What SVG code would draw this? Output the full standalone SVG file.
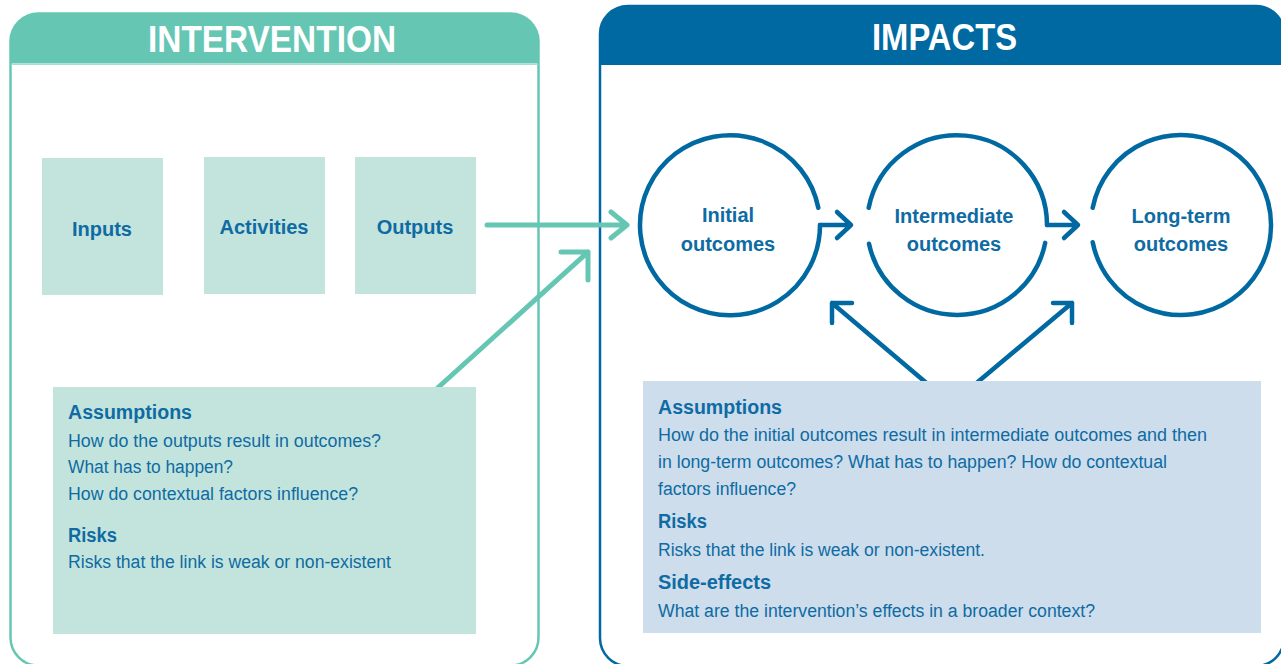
<svg xmlns="http://www.w3.org/2000/svg" width="1281" height="664" viewBox="0 0 1281 664">
<defs>
<style>
.title{font-family:"Liberation Sans",Arial,sans-serif;font-weight:bold;font-size:36px;fill:#ffffff;text-anchor:middle}
.lbl{font-family:"Liberation Sans",Arial,sans-serif;font-weight:bold;font-size:20px;fill:#0E6BA3;text-anchor:middle}
.hd{font-family:"Liberation Sans",Arial,sans-serif;font-weight:bold;font-size:20px;fill:#0E6BA3}
.bd{font-family:"Liberation Sans",Arial,sans-serif;font-size:18px;fill:#0E6BA3}
.tbox{fill:#C3E4DD}
.bbox{fill:#CDDDEC}
.circ{fill:none;stroke:#0069A2;stroke-width:4.5;stroke-linecap:round;stroke-linejoin:round}
.tarr{fill:none;stroke:#66C6B4;stroke-width:5;stroke-linecap:round;stroke-linejoin:round}
.barr{fill:none;stroke:#0069A2;stroke-width:4.5;stroke-linecap:round;stroke-linejoin:round}
</style>
</defs>

<g id="panel-intervention">
<rect x="10.5" y="13.5" width="528" height="652" rx="28" fill="#ffffff" stroke="#66C6B4" stroke-width="2.5"/>
<path d="M10.5 63.5 L10.5 41.5 A28 28 0 0 1 38.5 13.5 L510.5 13.5 A28 28 0 0 1 538.5 41.5 L538.5 63.5 Z" fill="#66C6B4"/>
<line x1="11" y1="64.5" x2="538" y2="64.5" stroke="#A6DCD2" stroke-width="1"/>
<text class="title" x="272" y="52" textLength="248" lengthAdjust="spacingAndGlyphs">INTERVENTION</text>
</g>

<g id="panel-impacts">
<rect x="600" y="6" width="684" height="660" rx="28" fill="#ffffff" stroke="#0069A2" stroke-width="2.5"/>
<path d="M600 65 L600 34 A28 28 0 0 1 628 6 L1256 6 A28 28 0 0 1 1284 34 L1284 65 Z" fill="#0069A2"/>
<text class="title" x="944.5" y="50" textLength="145" lengthAdjust="spacingAndGlyphs">IMPACTS</text>
</g>

<g id="connectors">
<path class="tarr" d="M487 225 L627 225 M611 212 L627 225 L611 238"/>
<path class="tarr" d="M432 393 L588 252 M561 252 L588 252 L588 280"/>
<path class="barr" d="M820 225 L851 225 M837 212 L851 225 L837 238"/>
<path class="barr" d="M1047 225 L1078 225 M1064 212 L1078 225 L1064 238"/>
<path class="barr" d="M930 386 L832 303 M852 303 L832 303 L832 323"/>
<path class="barr" d="M973 386 L1072 303 M1053 303 L1072 303 L1072 323"/>
</g>

<g id="node-inputs">
<rect class="tbox" x="42" y="158" width="121" height="137"/>
<text class="lbl" x="102" y="236">Inputs</text>
</g>
<g id="node-activities">
<rect class="tbox" x="204" y="157" width="121" height="137"/>
<text class="lbl" x="264" y="234">Activities</text>
</g>
<g id="node-outputs">
<rect class="tbox" x="355" y="157" width="121" height="137"/>
<text class="lbl" x="415" y="234">Outputs</text>
</g>

<g id="node-initial">
<path class="circ" d="M818.3 207.8 A90 90 0 1 0 820 225"/>
<text class="lbl" x="728" y="222">Initial</text>
<text class="lbl" x="728" y="251">outcomes</text>
</g>
<g id="node-intermediate">
<path class="circ" d="M868.7 207.8 A90 90 0 0 1 1047 225"/>
<path class="circ" d="M1045.2 242.9 A90 90 0 0 1 869 243.7"/>
<text class="lbl" x="954" y="223">Intermediate</text>
<text class="lbl" x="954" y="251">outcomes</text>
</g>
<g id="node-longterm">
<path class="circ" d="M1092.7 207.8 A90 90 0 1 1 1092.7 242.2"/>
<text class="lbl" x="1181" y="223">Long-term</text>
<text class="lbl" x="1181" y="251">outcomes</text>
</g>

<g id="node-assumptions-intervention">
<rect class="tbox" x="53" y="387" width="423" height="247"/>
<text class="hd" x="68" y="419" textLength="124" lengthAdjust="spacingAndGlyphs">Assumptions</text>
<text class="bd" x="68" y="447" textLength="313" lengthAdjust="spacingAndGlyphs">How do the outputs result in outcomes?</text>
<text class="bd" x="68" y="473" textLength="165" lengthAdjust="spacingAndGlyphs">What has to happen?</text>
<text class="bd" x="68" y="500" textLength="290" lengthAdjust="spacingAndGlyphs">How do contextual factors influence?</text>
<text class="hd" x="68" y="542" textLength="49" lengthAdjust="spacingAndGlyphs">Risks</text>
<text class="bd" x="68" y="568" textLength="323" lengthAdjust="spacingAndGlyphs">Risks that the link is weak or non-existent</text>
</g>

<g id="node-assumptions-impacts">
<rect class="bbox" x="643" y="381" width="618" height="252"/>
<text class="hd" x="658" y="414" textLength="124" lengthAdjust="spacingAndGlyphs">Assumptions</text>
<text class="bd" x="658" y="441" textLength="549" lengthAdjust="spacingAndGlyphs">How do the initial outcomes result in intermediate outcomes and then</text>
<text class="bd" x="658" y="468" textLength="509" lengthAdjust="spacingAndGlyphs">in long-term outcomes? What has to happen? How do contextual</text>
<text class="bd" x="658" y="495" textLength="138" lengthAdjust="spacingAndGlyphs">factors influence?</text>
<text class="hd" x="658" y="528" textLength="49" lengthAdjust="spacingAndGlyphs">Risks</text>
<text class="bd" x="658" y="556" textLength="327" lengthAdjust="spacingAndGlyphs">Risks that the link is weak or non-existent.</text>
<text class="hd" x="658" y="589" textLength="113" lengthAdjust="spacingAndGlyphs">Side-effects</text>
<text class="bd" x="658" y="617" textLength="437" lengthAdjust="spacingAndGlyphs">What are the intervention’s effects in a broader context?</text>
</g>
</svg>
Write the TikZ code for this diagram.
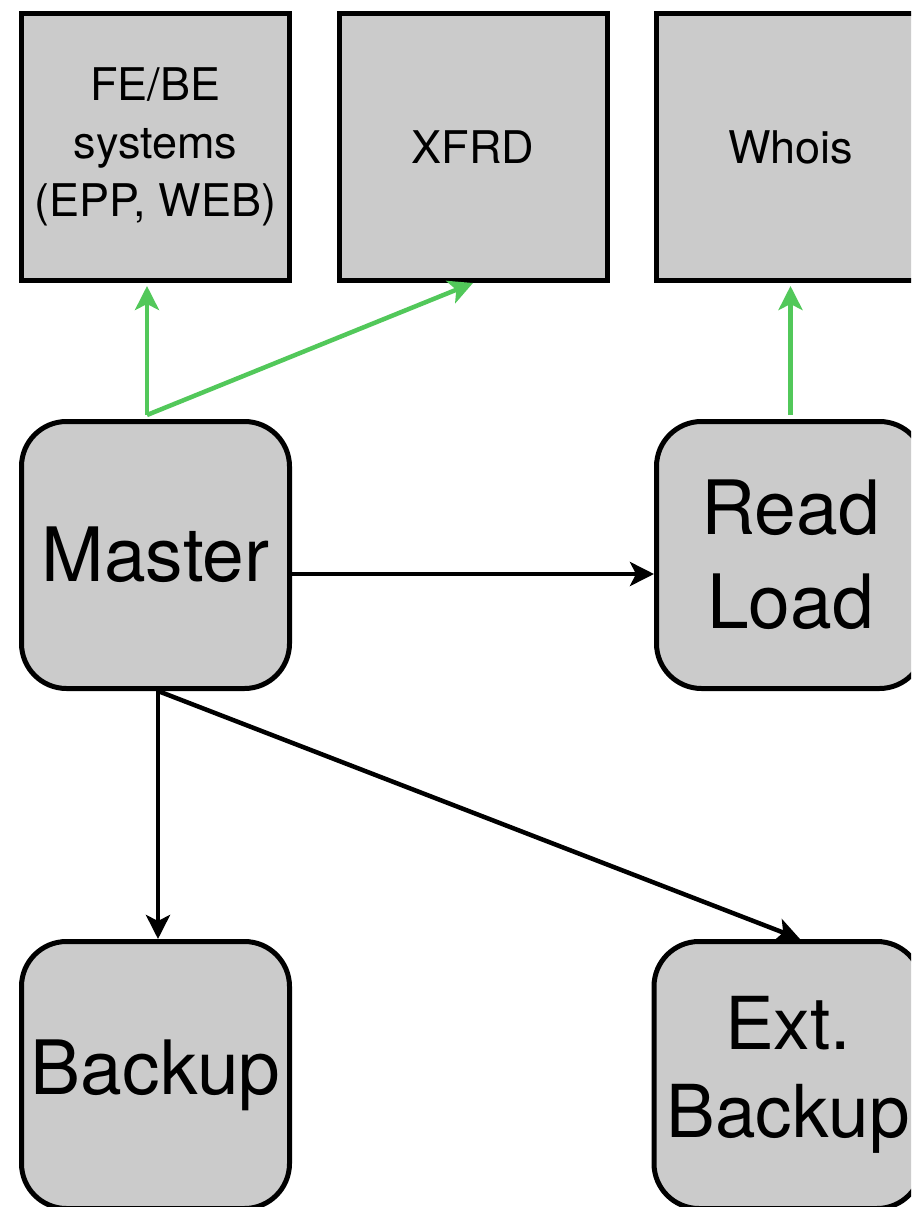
\documentclass[tikz,border=0pt]{standalone}
\usepackage{fontspec}
\setmainfont{TeX Gyre Heros}
\usetikzlibrary{arrows.meta,calc}
\definecolor{boxgray}{RGB}{203,203,203}
\definecolor{arrgreen}{RGB}{82,200,90}
\tikzset{
  sqbox/.style={draw=black,line width=5pt,fill=boxgray,minimum width=268pt,minimum height=267pt,inner sep=0pt,align=center,font=\fontsize{45}{58}\selectfont},
  rbox/.style={sqbox,rounded corners=45pt,font=\fontsize{75}{94}\selectfont},
  garrow/.style={draw=arrgreen,line width=4.5pt,-{Stealth[length=24pt,width=24pt,inset=6pt]}},
  barrow/.style={draw=black,line width=4.5pt,-{Stealth[length=24pt,width=24pt,inset=6pt]}}
}
\begin{document}
\begin{tikzpicture}[x=1pt,y=-1pt]
\useasboundingbox (0,0) rectangle (911,1207);
\clip (0,0) rectangle (911,1207);
\node[sqbox] (fe) at (155.5,147) {FE/BE\\systems\\(EPP, WEB)};
\node[sqbox] (xfrd) at (473,147) {XFRD};
\node[sqbox] (whois) at (790.5,147) {Whois};
\node[rbox] (master) at (155.5,555) {Master};
\node[rbox] (rl) at (790.5,555) {Read\\Load};
\node[rbox] (backup) at (155.5,1075) {Backup};
\node[rbox,font=\fontsize{73}{88}\selectfont] (ext) at (788,1075) {Ext.\\Backup};
\coordinate (mtop) at (147,415);
\coordinate (mright) at ($(master.east)+(0,19)$);
\coordinate (mbot) at ($(master.south)+(2.5,0)$);
\draw[garrow,shorten >=3pt] (mtop) -- (mtop |- fe.south);
\draw[garrow] (mtop) -- (xfrd.south);
\draw[garrow,shorten <=4pt,shorten >=3pt] (rl.north) -- (whois.south);
\draw[barrow] (mright) -- (mright -| rl.west);
\draw[barrow] (mbot) -- (mbot |- backup.north);
\draw[barrow] (mbot) -- ($(ext.north)+(12,0)$);
\end{tikzpicture}
\end{document}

* * *

● Problem to solve
Reproduce the lines from the line with "Write the TikZ code for this diagram." through the last line of the entries exactly, including both ends and excluding pictures.

● Answer to this task
Write the TikZ code for this diagram.
\documentclass[tikz,border=0pt]{standalone}
\usepackage{fontspec}
\setmainfont{TeX Gyre Heros}
\usetikzlibrary{arrows.meta,calc}
\definecolor{boxgray}{RGB}{203,203,203}
\definecolor{arrgreen}{RGB}{82,200,90}
\tikzset{
  sqbox/.style={draw=black,line width=5pt,fill=boxgray,minimum width=268pt,minimum height=267pt,inner sep=0pt,align=center,font=\fontsize{45}{58}\selectfont},
  rbox/.style={sqbox,rounded corners=45pt,font=\fontsize{75}{94}\selectfont},
  garrow/.style={draw=arrgreen,line width=4.5pt,-{Stealth[length=24pt,width=24pt,inset=6pt]}},
  barrow/.style={draw=black,line width=4.5pt,-{Stealth[length=24pt,width=24pt,inset=6pt]}}
}
\begin{document}
\begin{tikzpicture}[x=1pt,y=-1pt]
\useasboundingbox (0,0) rectangle (911,1207);
\clip (0,0) rectangle (911,1207);
\node[sqbox] (fe) at (155.5,147) {FE/BE\\systems\\(EPP, WEB)};
\node[sqbox] (xfrd) at (473,147) {XFRD};
\node[sqbox] (whois) at (790.5,147) {Whois};
\node[rbox] (master) at (155.5,555) {Master};
\node[rbox] (rl) at (790.5,555) {Read\\Load};
\node[rbox] (backup) at (155.5,1075) {Backup};
\node[rbox,font=\fontsize{73}{88}\selectfont] (ext) at (788,1075) {Ext.\\Backup};
\coordinate (mtop) at (147,415);
\coordinate (mright) at ($(master.east)+(0,19)$);
\coordinate (mbot) at ($(master.south)+(2.5,0)$);
\draw[garrow,shorten >=3pt] (mtop) -- (mtop |- fe.south);
\draw[garrow] (mtop) -- (xfrd.south);
\draw[garrow,shorten <=4pt,shorten >=3pt] (rl.north) -- (whois.south);
\draw[barrow] (mright) -- (mright -| rl.west);
\draw[barrow] (mbot) -- (mbot |- backup.north);
\draw[barrow] (mbot) -- ($(ext.north)+(12,0)$);
\end{tikzpicture}
\end{document}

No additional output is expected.